Kerikan pun mampu menembus ruang dan waktu. Ruang dimana si sakit bisa begitu dekat dengan si pengerik. Sesuatu yang mungkin terlewatkan dibanyak kesempatan. Sebuah dimensi dimana keduanya didekatkan dengan bahasa yang sama, bahasa kesembuhan. Namun bila dicermati lebih dalam bukan hanya kesembuhan melainkan kasih sayang. Kerikan mendekatkan yang jauh dan melekatkannya dalam keintiman. Tanpa disadari begitu banyak waktu yang kita habiskan tapi sedikit pun menyisakan untuk orang – orang terdekat. Kerikan mencoba mendekatkan kita ketika kita mulai alpa.
Sesuatu yang tak mampu yang dilakukan oleh ilmu kesehatan modern. Dimana manusia hanyalah dijadikan objek dalam kerangka stimulus dan respons. Kita hanya menjadi objek yang diberikan obat atau terapi yang kemudian dilihat hasilnya. Buruk atau baik hasilnya dari tindakan akan memberikan acuan stimulus – respon selanjutnya. Demikian dan terus berulang – ulang. Hal ini seperti menafikan manusia sebagai sebuah entitas sosial. Sebuah elemen yang terabaikan.
Dalam konteks ini, aku bisa memahami mengapa bagi sebagian orang, “kerikan”, dianggap sebagai candu. Banyak orang ingin berhenti “kerikan”, pada akhirnya gagal. Kerikan bukan hanya sebuah metode penyembuhan dengan menghangatkan tubuh, melainkan di dalamnya adanya sebuah keintiman. Ada usaha membangun kehangatan ruhaniyah.

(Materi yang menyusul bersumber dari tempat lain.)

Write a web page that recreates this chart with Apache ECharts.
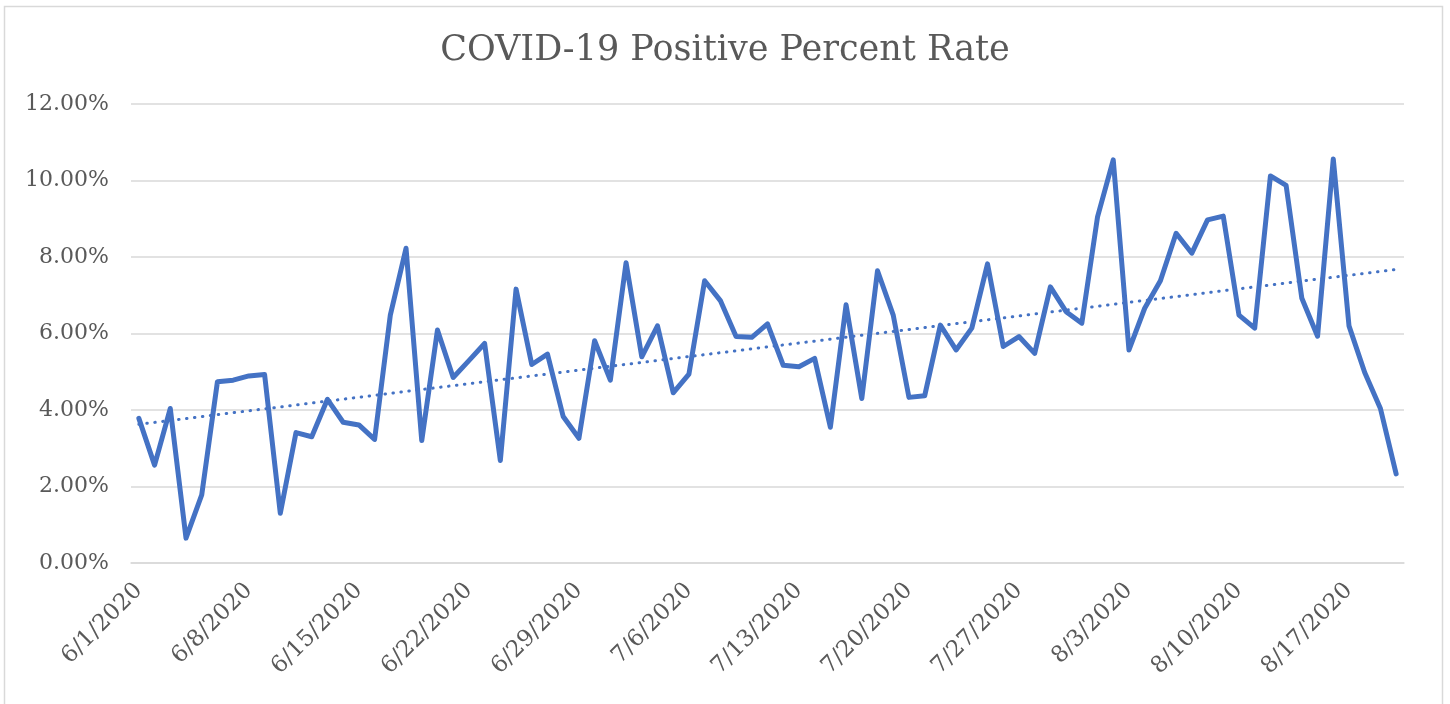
<!DOCTYPE html>
<html>
<head>
<meta charset="utf-8">
<title>COVID-19 Positive Percent Rate</title>
<script src="https://cdn.jsdelivr.net/npm/echarts@6/dist/echarts.min.js"></script>
<style>
  html, body { margin: 0; padding: 0; background: #fff; }
  #chart { width: 1450px; height: 704px; }
</style>
</head>
<body>
<div id="chart"></div>
<script>
// dates (x categories)
const dates = [
  '6/1/2020', '6/2/2020', '6/3/2020', '6/4/2020', '6/5/2020', '6/6/2020', '6/7/2020',
  '6/8/2020', '6/9/2020', '6/10/2020', '6/11/2020', '6/12/2020', '6/13/2020', '6/14/2020',
  '6/15/2020', '6/16/2020', '6/17/2020', '6/18/2020', '6/19/2020', '6/20/2020', '6/21/2020',
  '6/22/2020', '6/23/2020', '6/24/2020', '6/25/2020', '6/26/2020', '6/27/2020', '6/28/2020',
  '6/29/2020', '6/30/2020', '7/1/2020', '7/2/2020', '7/3/2020', '7/4/2020', '7/5/2020',
  '7/6/2020', '7/7/2020', '7/8/2020', '7/9/2020', '7/10/2020', '7/11/2020', '7/12/2020',
  '7/13/2020', '7/14/2020', '7/15/2020', '7/16/2020', '7/17/2020', '7/18/2020', '7/19/2020',
  '7/20/2020', '7/21/2020', '7/22/2020', '7/23/2020', '7/24/2020', '7/25/2020', '7/26/2020',
  '7/27/2020', '7/28/2020', '7/29/2020', '7/30/2020', '7/31/2020', '8/1/2020', '8/2/2020',
  '8/3/2020', '8/4/2020', '8/5/2020', '8/6/2020', '8/7/2020', '8/8/2020', '8/9/2020',
  '8/10/2020', '8/11/2020', '8/12/2020', '8/13/2020', '8/14/2020', '8/15/2020', '8/16/2020',
  '8/17/2020', '8/18/2020', '8/19/2020', '8/20/2020'
];

// positive rate, in percent
const positiveRate = [
  3.78, 2.56, 4.04, 0.65, 1.78, 4.74, 4.78,
  4.89, 4.93, 1.30, 3.41, 3.30, 4.28, 3.68,
  3.61, 3.23, 6.48, 8.23, 3.20, 6.09, 4.85,
  5.29, 5.74, 2.68, 7.16, 5.19, 5.46, 3.83,
  3.26, 5.81, 4.78, 7.85, 5.39, 6.20, 4.45,
  4.94, 7.38, 6.86, 5.92, 5.90, 6.25, 5.17,
  5.13, 5.35, 3.55, 6.75, 4.30, 7.64, 6.48,
  4.33, 4.37, 6.22, 5.57, 6.14, 7.82, 5.66,
  5.92, 5.48, 7.22, 6.57, 6.27, 9.05, 10.54,
  5.57, 6.66, 7.38, 8.62, 8.10, 8.97, 9.07,
  6.48, 6.14, 10.12, 9.87, 6.92, 5.93, 10.56,
  6.20, 4.98, 4.04, 2.33
];

// linear trend line (least squares, like Excel's trendline)
function linearTrend(vals) {
  const n = vals.length;
  let sx = 0, sy = 0, sxy = 0, sxx = 0;
  vals.forEach((v, i) => { sx += i; sy += v; sxy += i * v; sxx += i * i; });
  const slope = (n * sxy - sx * sy) / (n * sxx - sx * sx);
  const icpt = (sy - slope * sx) / n;
  return vals.map((v, i) => +(icpt + slope * i).toFixed(4));
}
const trend = linearTrend(positiveRate);

const textColor = '#595959';
const gridColor = '#d9d9d9';
const lineColor = '#4472c4';
const font = '"DejaVu Serif", "Liberation Serif", serif';

const chart = echarts.init(document.getElementById('chart'));
const option = {
  animation: false,
  backgroundColor: '#fff',
  title: {
    text: 'COVID-19 Positive Percent Rate',
    left: 'center',
    top: 28,
    textStyle: {
      color: textColor,
      fontFamily: font,
      fontSize: 35,
      fontWeight: 'normal'
    }
  },
  graphic: [{
    type: 'rect',
    shape: { x: 4.5, y: 6.5, width: 1438, height: 710 },
    style: { fill: 'none', stroke: gridColor, lineWidth: 1.5 },
    silent: true
  }],
  grid: {
    left: 131,
    right: 46,
    top: 104,
    bottom: 141
  },
  xAxis: {
    type: 'category',
    data: dates,
    boundaryGap: true,
    axisLine: { lineStyle: { color: gridColor, width: 1.5 } },
    axisTick: { show: false },
    axisLabel: {
      interval: 6,
      rotate: 45,
      margin: 24,
      color: textColor,
      fontFamily: font,
      fontSize: 23
    }
  },
  yAxis: {
    type: 'value',
    min: 0,
    max: 12,
    interval: 2,
    axisLine: { show: false },
    axisTick: { show: false },
    splitLine: { lineStyle: { color: gridColor, width: 1.5 } },
    axisLabel: {
      margin: 22,
      color: textColor,
      fontFamily: font,
      fontSize: 22,
      formatter: v => v.toFixed(2) + '%'
    }
  },
  series: [
    {
      name: 'Positive Rate',
      type: 'line',
      data: positiveRate,
      showSymbol: false,
      lineStyle: { color: lineColor, width: 5, join: 'round', cap: 'round' },
      z: 3
    },
    {
      name: 'Linear (Positive Rate)',
      type: 'line',
      data: trend,
      showSymbol: false,
      lineStyle: { color: lineColor, width: 3, type: [0.5, 7.5], cap: 'round' },
      z: 2
    }
  ]
};
chart.setOption(option);
window.onresize = () => {
  chart.resize();
};
</script>
</body>
</html>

Kedekatan emosional dan kasih sayang tumbuh dalam interaksi selama proses kerikan. Pada akhirnya hal ini yang menumbuhkan kehangatan jwa yang memacu si sakit untuk sembuh.
Meski dalam masyarakat modern peran pengerik tergantikan oleh kehadiran tukang pijat dan kerik, sugesti ini tetap tertanam baik. Proses komunikasi, interaksi dan keintiman dalam proses tersebut menjaganya tetap ada. Setiap kerikan merangsang hormon endofrin dan mengahasilkan ekstasi pada diri si sakit. Biar pun derajat kepuasanya berbeda, tetapi ia telah mengiring si sakit pada romantisme masa lalu. Fisik bisa saja sakit, tetapi kenangan menjadi obat yang tak tertawarkan. Sesuatu yang tidak mampu diperoleh dari metode pengobatan lain.